[What is asked] Print the lines of the listing below verbatim from its first line through the line bearing "6.425, 6.858, 7.377];". Any pictures are to be omitted.

[Dataset section]
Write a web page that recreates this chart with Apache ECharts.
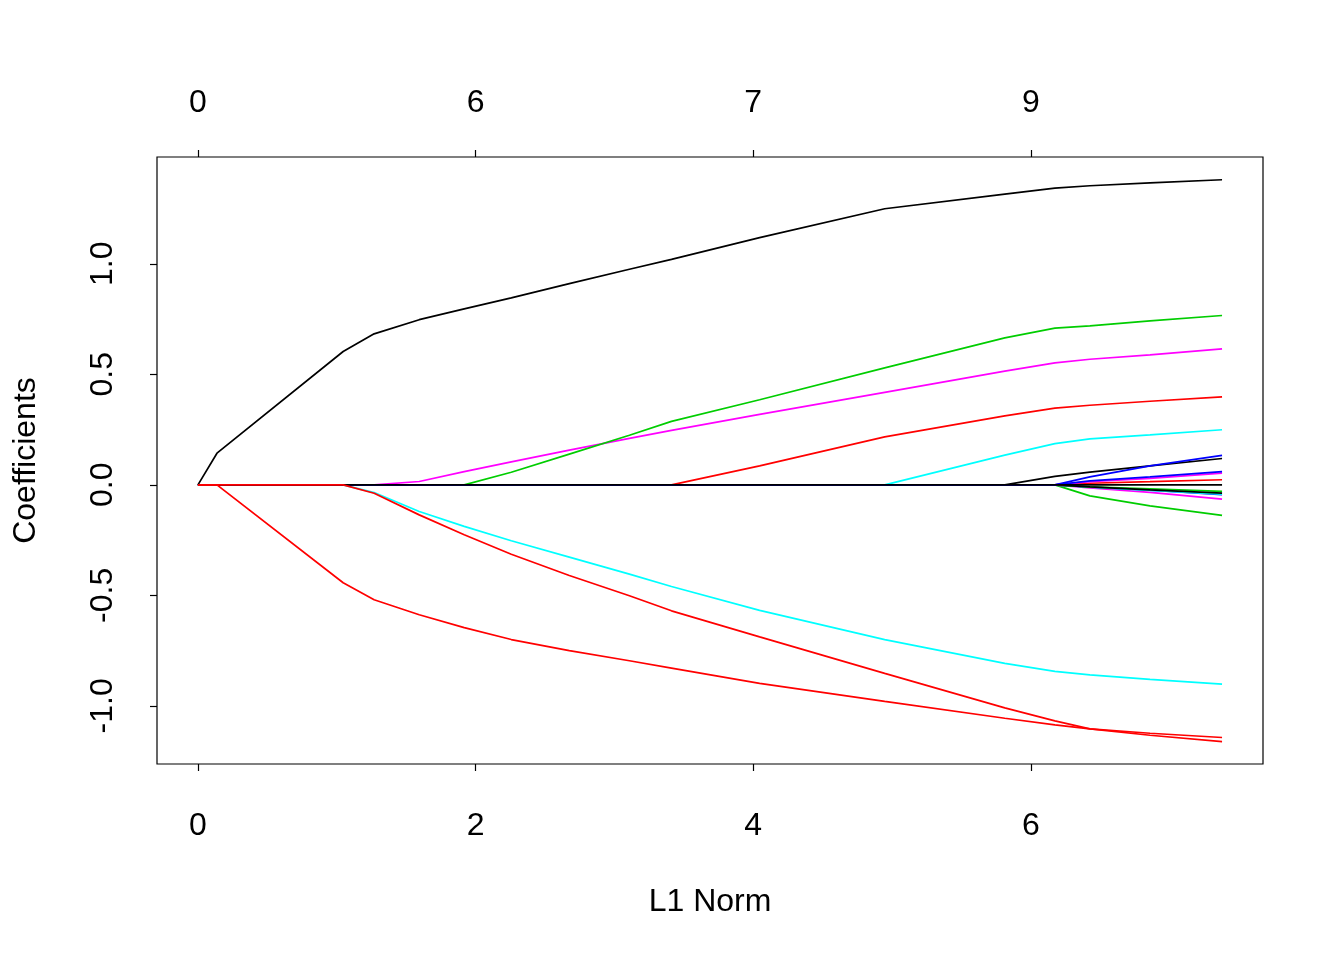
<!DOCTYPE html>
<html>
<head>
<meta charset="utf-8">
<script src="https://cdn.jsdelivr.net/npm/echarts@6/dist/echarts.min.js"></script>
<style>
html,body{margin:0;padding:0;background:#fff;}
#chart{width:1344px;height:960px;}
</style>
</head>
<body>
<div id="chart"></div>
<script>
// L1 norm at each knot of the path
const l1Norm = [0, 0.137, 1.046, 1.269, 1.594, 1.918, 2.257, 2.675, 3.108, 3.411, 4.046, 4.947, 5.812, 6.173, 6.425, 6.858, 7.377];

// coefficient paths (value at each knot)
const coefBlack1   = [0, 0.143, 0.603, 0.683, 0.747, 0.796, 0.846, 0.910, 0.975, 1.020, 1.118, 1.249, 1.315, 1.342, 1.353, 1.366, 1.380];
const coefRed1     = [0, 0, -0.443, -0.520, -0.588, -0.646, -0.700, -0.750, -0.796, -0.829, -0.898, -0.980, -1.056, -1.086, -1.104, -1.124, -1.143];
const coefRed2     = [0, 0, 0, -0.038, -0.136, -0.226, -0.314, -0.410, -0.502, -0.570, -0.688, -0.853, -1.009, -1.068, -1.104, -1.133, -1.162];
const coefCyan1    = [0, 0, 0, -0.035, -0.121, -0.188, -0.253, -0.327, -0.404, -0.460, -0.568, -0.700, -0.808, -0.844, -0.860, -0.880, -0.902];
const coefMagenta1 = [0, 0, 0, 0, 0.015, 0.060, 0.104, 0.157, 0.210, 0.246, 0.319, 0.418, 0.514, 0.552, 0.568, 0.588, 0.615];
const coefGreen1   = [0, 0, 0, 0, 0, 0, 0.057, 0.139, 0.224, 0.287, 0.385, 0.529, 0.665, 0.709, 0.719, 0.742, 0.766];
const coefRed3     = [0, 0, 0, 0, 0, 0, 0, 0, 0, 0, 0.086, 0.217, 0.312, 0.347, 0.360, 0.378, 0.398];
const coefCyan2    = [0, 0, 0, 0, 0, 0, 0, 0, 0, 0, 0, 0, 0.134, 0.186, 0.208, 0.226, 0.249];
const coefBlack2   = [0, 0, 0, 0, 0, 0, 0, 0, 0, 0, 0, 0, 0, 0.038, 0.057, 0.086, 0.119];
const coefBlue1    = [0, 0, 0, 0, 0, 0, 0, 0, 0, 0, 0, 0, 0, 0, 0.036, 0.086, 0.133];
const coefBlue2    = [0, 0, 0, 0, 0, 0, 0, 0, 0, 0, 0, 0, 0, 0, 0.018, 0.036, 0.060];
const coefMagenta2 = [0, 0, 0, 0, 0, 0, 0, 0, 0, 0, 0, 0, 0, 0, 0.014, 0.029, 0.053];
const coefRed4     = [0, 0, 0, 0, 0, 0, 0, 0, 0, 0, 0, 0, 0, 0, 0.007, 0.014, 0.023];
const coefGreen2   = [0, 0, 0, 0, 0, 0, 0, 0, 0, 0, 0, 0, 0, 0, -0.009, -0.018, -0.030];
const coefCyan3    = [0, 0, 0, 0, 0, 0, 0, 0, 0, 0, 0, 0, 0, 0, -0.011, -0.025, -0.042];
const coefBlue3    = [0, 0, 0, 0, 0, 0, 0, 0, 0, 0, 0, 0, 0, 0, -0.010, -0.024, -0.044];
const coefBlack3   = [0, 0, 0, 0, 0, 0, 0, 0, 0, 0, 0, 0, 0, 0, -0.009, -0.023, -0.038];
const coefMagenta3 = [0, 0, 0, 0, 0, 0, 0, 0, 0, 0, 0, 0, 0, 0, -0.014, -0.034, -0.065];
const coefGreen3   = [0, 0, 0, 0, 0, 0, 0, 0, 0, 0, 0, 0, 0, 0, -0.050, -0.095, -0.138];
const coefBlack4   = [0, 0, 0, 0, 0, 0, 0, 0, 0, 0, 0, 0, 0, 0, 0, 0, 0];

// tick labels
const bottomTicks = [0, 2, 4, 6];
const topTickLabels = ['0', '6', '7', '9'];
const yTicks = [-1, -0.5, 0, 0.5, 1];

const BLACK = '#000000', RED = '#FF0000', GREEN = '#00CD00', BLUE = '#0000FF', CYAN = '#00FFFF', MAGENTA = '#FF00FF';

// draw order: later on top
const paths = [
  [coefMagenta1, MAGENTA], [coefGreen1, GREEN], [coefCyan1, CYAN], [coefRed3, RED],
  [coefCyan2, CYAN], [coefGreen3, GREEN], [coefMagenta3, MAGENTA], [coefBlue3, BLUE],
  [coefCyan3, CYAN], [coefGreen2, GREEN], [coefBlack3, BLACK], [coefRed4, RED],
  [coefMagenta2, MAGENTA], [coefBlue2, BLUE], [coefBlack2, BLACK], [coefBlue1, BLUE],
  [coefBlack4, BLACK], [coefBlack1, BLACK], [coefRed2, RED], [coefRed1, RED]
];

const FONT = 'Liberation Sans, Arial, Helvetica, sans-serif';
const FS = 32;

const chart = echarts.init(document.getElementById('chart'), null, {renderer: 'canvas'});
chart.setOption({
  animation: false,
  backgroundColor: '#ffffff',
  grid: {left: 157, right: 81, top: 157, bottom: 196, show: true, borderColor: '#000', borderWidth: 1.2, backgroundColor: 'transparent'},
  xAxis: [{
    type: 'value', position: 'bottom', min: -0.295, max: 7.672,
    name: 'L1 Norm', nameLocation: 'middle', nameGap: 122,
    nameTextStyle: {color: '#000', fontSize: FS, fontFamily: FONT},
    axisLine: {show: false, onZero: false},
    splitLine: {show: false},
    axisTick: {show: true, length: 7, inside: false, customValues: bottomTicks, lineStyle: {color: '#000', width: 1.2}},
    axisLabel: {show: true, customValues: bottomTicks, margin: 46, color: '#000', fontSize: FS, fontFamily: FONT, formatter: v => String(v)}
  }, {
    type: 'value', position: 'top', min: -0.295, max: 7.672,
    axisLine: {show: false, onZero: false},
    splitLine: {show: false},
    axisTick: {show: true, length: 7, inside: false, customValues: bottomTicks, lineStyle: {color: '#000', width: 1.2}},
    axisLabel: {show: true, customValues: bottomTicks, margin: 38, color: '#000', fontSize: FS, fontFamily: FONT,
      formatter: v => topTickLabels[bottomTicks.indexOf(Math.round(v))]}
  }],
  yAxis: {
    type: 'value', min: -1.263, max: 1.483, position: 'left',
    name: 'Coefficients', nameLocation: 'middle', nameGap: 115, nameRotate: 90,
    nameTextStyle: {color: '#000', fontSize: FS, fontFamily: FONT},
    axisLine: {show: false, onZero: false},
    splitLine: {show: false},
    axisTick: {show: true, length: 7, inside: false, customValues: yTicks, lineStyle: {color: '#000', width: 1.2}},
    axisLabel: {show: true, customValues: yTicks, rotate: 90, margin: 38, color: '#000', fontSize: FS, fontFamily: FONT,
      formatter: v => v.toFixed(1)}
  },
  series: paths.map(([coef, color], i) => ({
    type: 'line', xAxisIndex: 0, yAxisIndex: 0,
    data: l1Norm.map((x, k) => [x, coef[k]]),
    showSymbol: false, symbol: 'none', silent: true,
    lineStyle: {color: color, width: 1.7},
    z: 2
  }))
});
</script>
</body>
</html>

[Written response]
Write a web page that recreates this chart with Apache ECharts.
<!DOCTYPE html>
<html>
<head>
<meta charset="utf-8">
<script src="https://cdn.jsdelivr.net/npm/echarts@6/dist/echarts.min.js"></script>
<style>
html,body{margin:0;padding:0;background:#fff;}
#chart{width:1344px;height:960px;}
</style>
</head>
<body>
<div id="chart"></div>
<script>
// L1 norm at each knot of the path
const l1Norm = [0, 0.137, 1.046, 1.269, 1.594, 1.918, 2.257, 2.675, 3.108, 3.411, 4.046, 4.947, 5.812, 6.173, 6.425, 6.858, 7.377];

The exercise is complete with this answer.